The request:
Gather all lines in the entries below that include the word "with".

Data records:
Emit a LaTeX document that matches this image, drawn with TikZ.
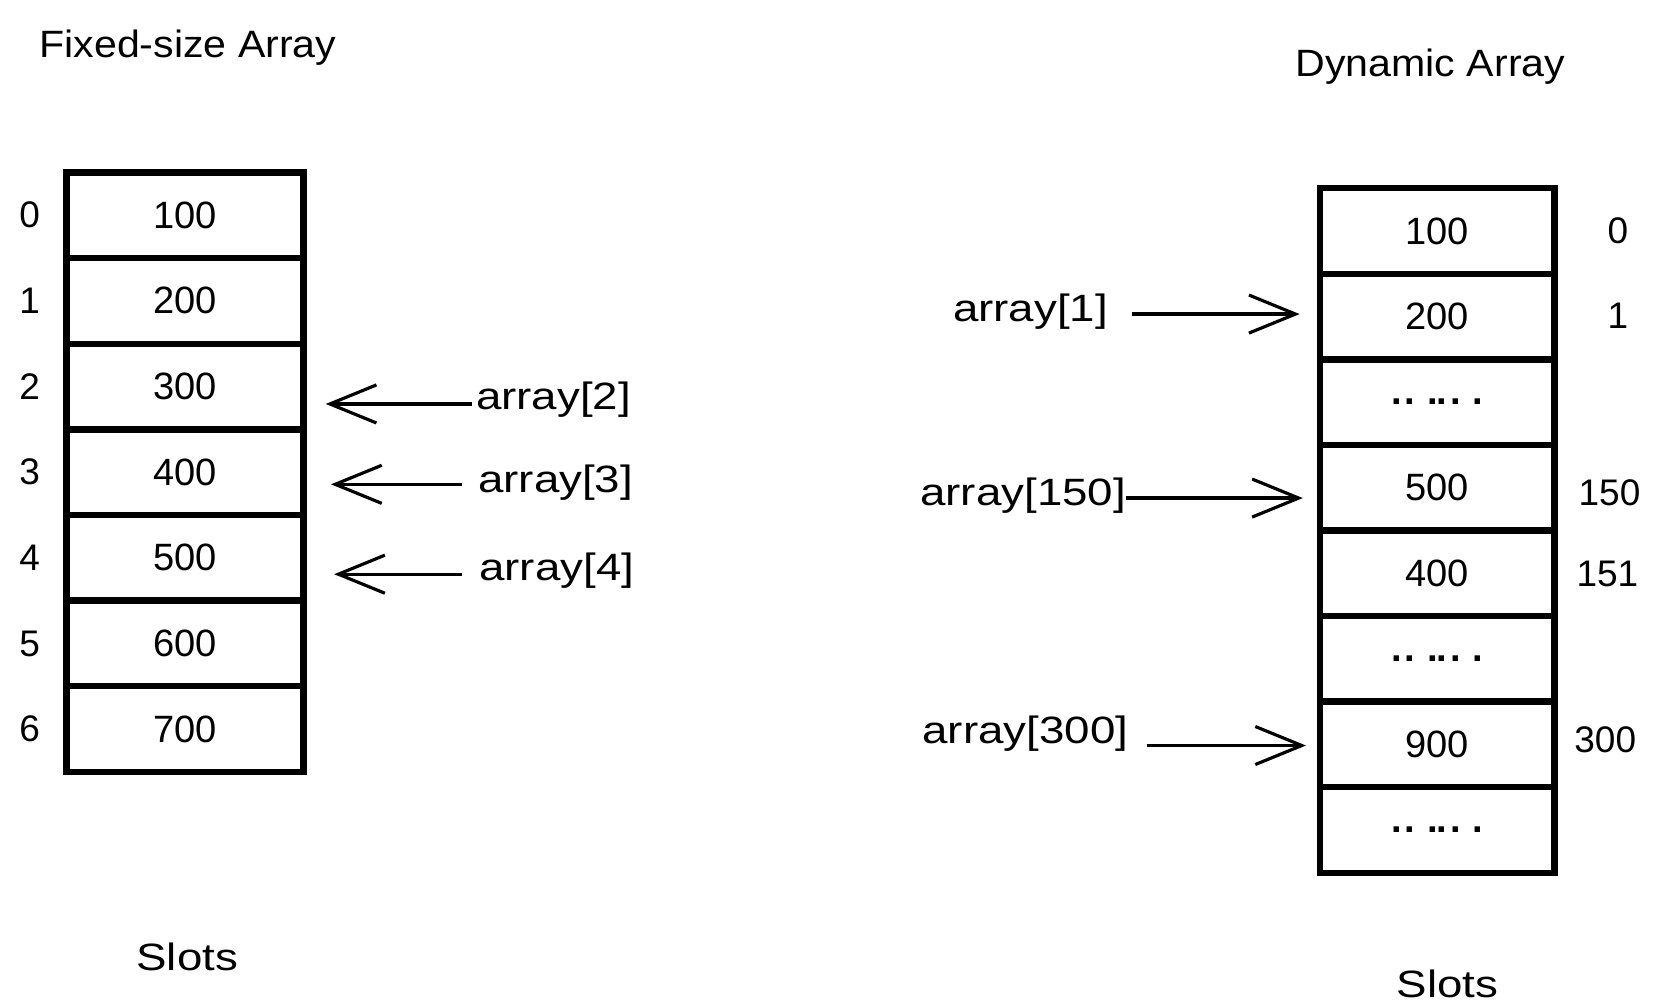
\documentclass[tikz,border=0pt]{standalone}
\usepackage{fontspec}
\setmainfont{Liberation Sans}
\newfontfamily\wfont[FakeStretch=1.2]{Liberation Sans}
\newfontfamily\tfont[FakeStretch=1.08]{Liberation Sans}
\usetikzlibrary{arrows.meta,calc}
\newcommand{\mydots}{{\bfseries .\kern3pt.\kern11pt.\kern-1pt.\kern3pt.\kern11pt.}}
\begin{document}
\begin{tikzpicture}[x=1pt,y=-1pt,
  cellL/.style={draw,line width=6pt,minimum width=224pt,minimum height=81pt,inner sep=0pt,font=\fontsize{36}{42}\selectfont},
  cellR/.style={draw,line width=6pt,minimum width=222pt,minimum height=81pt,inner sep=0pt,font=\fontsize{36}{42}\selectfont},
  idx/.style={inner sep=0pt,font=\fontsize{35}{41}\selectfont},
  lbl/.style={inner sep=0pt,font=\fontsize{36}{42}\wfont},
  ttl/.style={inner sep=0pt,font=\fontsize{36}{42}\tfont},
  arr/.style={line width=3pt,-{Straight Barb[length=44pt,width=36pt,line width=3pt]}}
]
\useasboundingbox (0,0) rectangle (1566,949);
\fill[white] (0,0) rectangle (1566,949);

% titles
\node[ttl,anchor=west] (t1) at (37,45) {Fixed-size Array};
\node[ttl,anchor=west] (t2) at (1225,63) {Dynamic Array};

% left array
\foreach \v [count=\i from 0] in {100,200,300,400,500,600,700}{
  \node[cellL] (L\i) at (175,{203.5+81*\i}) {\v};
  \node[idx] (LI\i) at (28,{203.5+81*\i}) {\i};
}
\node[lbl] (s1) at (177,905) {Slots};

% left pointers
\node[lbl,anchor=west] (a2) at (450,378) {array[2]};
\node[lbl,anchor=west] (a3) at (452,456) {array[3]};
\node[lbl,anchor=west] (a4) at (453,540) {array[4]};
\coordinate (p2) at ([xshift=-4pt,yshift=-4pt]a2.west);
\coordinate (p3) at ([xshift=-15pt,yshift=-2pt]a3.west);
\coordinate (p4) at ([xshift=-16pt,yshift=-3pt]a4.west);
\draw[arr] (p2) -- ($(L2.east |- p2)+(18,0)$);
\draw[arr] (p3) -- ($(L3.east |- p3)+(23,0)$);
\draw[arr] (p4) -- ($(L4.east |- p4)+(26,0)$);

% right array
\foreach \v [count=\i from 0] in {100,200,\mydots,500,400,\mydots,900,\mydots}{
  \node[cellR] (R\i) at (1359,{218.5+80.9*\i}) {\v};
}
\node[idx] (RI0) at (1530,218) {0};
\node[idx] (RI1) at (1530,299) {1};
\node[idx] (RI3) at (1522,466) {150};
\node[idx] (RI4) at (1520,543) {151};
\node[idx] (RI6) at (1518,700) {300};
\node[lbl] (s2) at (1369,930) {Slots};

% right pointers
\node[lbl,anchor=east] (b1) at (1048,295) {array[1]};
\node[lbl,anchor=east] (b150) at (1065,469) {array[150]};
\node[lbl,anchor=east] (b300) at (1067,694) {array[300]};
\coordinate (q1) at ([xshift=22pt,yshift=-2pt]b1.east);
\coordinate (q150) at ([xshift=0pt,yshift=-2pt]b150.east);
\coordinate (q300) at ([xshift=18pt,yshift=-11pt]b300.east);
\draw[arr] (q1) -- ($(R1.west |- q1)+(-16,0)$);
\draw[arr] (q150) -- ($(R3.west |- q150)+(-13,0)$);
\draw[arr] (q300) -- ($(R6.west |- q300)+(-10,0)$);
\end{tikzpicture}
\end{document}
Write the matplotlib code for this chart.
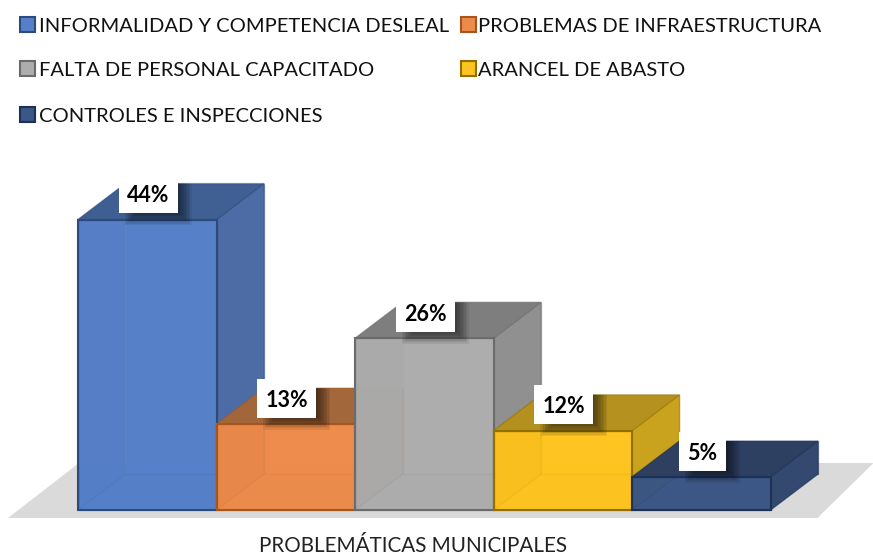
import matplotlib
matplotlib.use("Agg")
import matplotlib.pyplot as plt
from matplotlib.patches import Polygon, Rectangle

plt.rcParams['font.family'] = ['Lato', 'DejaVu Sans']

# Data
categories = ['INFORMALIDAD Y COMPETENCIA DESLEAL', 'PROBLEMAS DE INFRAESTRUCTURA',
              'FALTA DE PERSONAL CAPACITADO', 'ARANCEL DE ABASTO', 'CONTROLES E INSPECCIONES']
values = [44, 13, 26, 12, 5]
front_colors = ['#5580c9', '#ed8b4b', '#adadad', '#fec41f', '#3b5785']
side_colors = ['#4d6ba3', '#c47a45', '#8f8f8f', '#c9a21e', '#33496f']
top_colors = ['#3f5e90', '#a0663a', '#7d7d7d', '#b3901f', '#2e3f60']
edge_colors = ['#2d4a7d', '#a5561d', '#6b6b6b', '#8f7000', '#1d3157']
xlabel = 'PROBLEMÁTICAS MUNICIPALES'

W, H = 873, 557
BAR_PX = 138.5       # bar width in pixels
PCT_PX = 6.6         # pixels per percent
X0, Y0 = 78, 510     # pixel position of first bar's front bottom left
DX = 47.5 / BAR_PX   # 3d depth in data units
DY = 36 / PCT_PX


def shade(c, f):
    return tuple(v * f for v in matplotlib.colors.to_rgb(c))


fig = plt.figure(figsize=(W / 100, H / 100), dpi=100)
ax = fig.add_axes([0, 0, 1, 1])
ax.set_xlim(-X0 / BAR_PX, (W - X0) / BAR_PX)
ax.set_ylim((Y0 - H) / PCT_PX, Y0 / PCT_PX)
ax.axis('off')

# Floor under the bars
floor_lo = -8 / PCT_PX
floor_hi = DY + 11 / PCT_PX
ax.add_patch(Polygon([(-70 / BAR_PX, floor_lo), (len(values) + 47 / BAR_PX, floor_lo),
                     (len(values) + 103 / BAR_PX, floor_hi), (1 / BAR_PX, floor_hi)],
                     closed=True, fc='#dbdadb', ec='none', zorder=0))

z = 1
for i, v in enumerate(values):
    c = front_colors[i]
    edge = matplotlib.colors.to_rgb(edge_colors[i])
    faces = [
        # floor, left and back of the box, seen through the front
        ([(i, 0), (i + 1, 0), (i + 1 + DX, DY), (i + DX, DY)], shade(c, 0.97), 0.95),
        ([(i, 0), (i + DX, DY), (i + DX, v + DY), (i, v)], shade(c, 0.9), 0.95),
        ([(i + DX, DY), (i + 1 + DX, DY), (i + 1 + DX, v + DY), (i + DX, v + DY)], shade(c, 1.0), 0.95),
        # right side, top, front
        ([(i + 1, 0), (i + 1 + DX, DY), (i + 1 + DX, v + DY), (i + 1, v)],
         matplotlib.colors.to_rgb(side_colors[i]), 0.97),
        ([(i, v), (i + 1, v), (i + 1 + DX, v + DY), (i + DX, v + DY)],
         matplotlib.colors.to_rgb(top_colors[i]), 0.97),
        ([(i, 0), (i + 1, 0), (i + 1, v), (i, v)], shade(c, 1.0), 0.82),
    ]
    for pts, fc, alpha in faces:
        ax.add_patch(Polygon(pts, closed=True, fc=(*fc, alpha), ec=(*edge, 0.4), lw=1.0, zorder=z))
        z += 1
    ax.add_patch(Rectangle((i, 0), 1, v, fc='none', ec=edge, lw=1.5, zorder=z))
    z += 1

# Data labels: white box with blurred shadow on the bar top
for i, v in enumerate(values):
    cx = i + 0.5 + 1 / BAR_PX
    cy = v + 26 / PCT_PX
    bw = (47 if v < 10 else 59) / BAR_PX
    bh = 39 / PCT_PX
    clip = Polygon([(i, 0), (i + 1, 0), (i + 1 + DX, DY), (i + 1 + DX, v + DY), (i + DX, v + DY), (i, v)],
                   closed=True, transform=ax.transData)
    left = cx - bw / 2 + 16 / BAR_PX
    right = cx + bw / 2 + 4 / BAR_PX
    low = cy - bh / 2 - 2 / PCT_PX
    high = cy + bh / 2
    for k in range(12):
        g = 10 - 1.5 * k
        sh = Rectangle((left - g / BAR_PX, low - g / PCT_PX), right - left + 2 * g / BAR_PX,
                       high - low + 2 * g / PCT_PX, fc=(0, 0, 0, 0.07), ec='none', zorder=z)
        ax.add_patch(sh)
        sh.set_clip_path(clip)
        z += 1
    ax.add_patch(Rectangle((cx - bw / 2, cy - bh / 2), bw, bh, fc='white', ec='none', zorder=z))
    ax.text(cx, cy - 2 / PCT_PX, '%d%%' % v, ha='center', va='center', fontsize=15.5, fontweight='bold',
            color='black', zorder=z + 1)
    z += 2

# Legend in three rows, two columns
legend_pos = [(20, 24), (461, 24), (20, 68), (461, 68), (20, 114)]
for name, c, e, (px, py) in zip(categories, front_colors, edge_colors, legend_pos):
    fig.add_artist(Rectangle((px / W, 1 - (py + 8) / H), 15 / W, 15 / H, transform=fig.transFigure,
                             fc=c, ec=e, lw=1.5))
    fig.text((px + 17 + (2 if px < 100 else 0)) / W, 1 - (py + 2) / H, name, ha='left', va='center',
             fontsize=14.5, color='#111111')

fig.text(413 / W, 1 - 552 / H, xlabel, ha='center', va='baseline', fontsize=14.85, color='#222222')

fig.savefig('out.png', dpi=100)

Answer to the problem:
Emit a LaTeX document that matches this image, drawn with TikZ.
# Data labels: white box with blurred shadow on the bar top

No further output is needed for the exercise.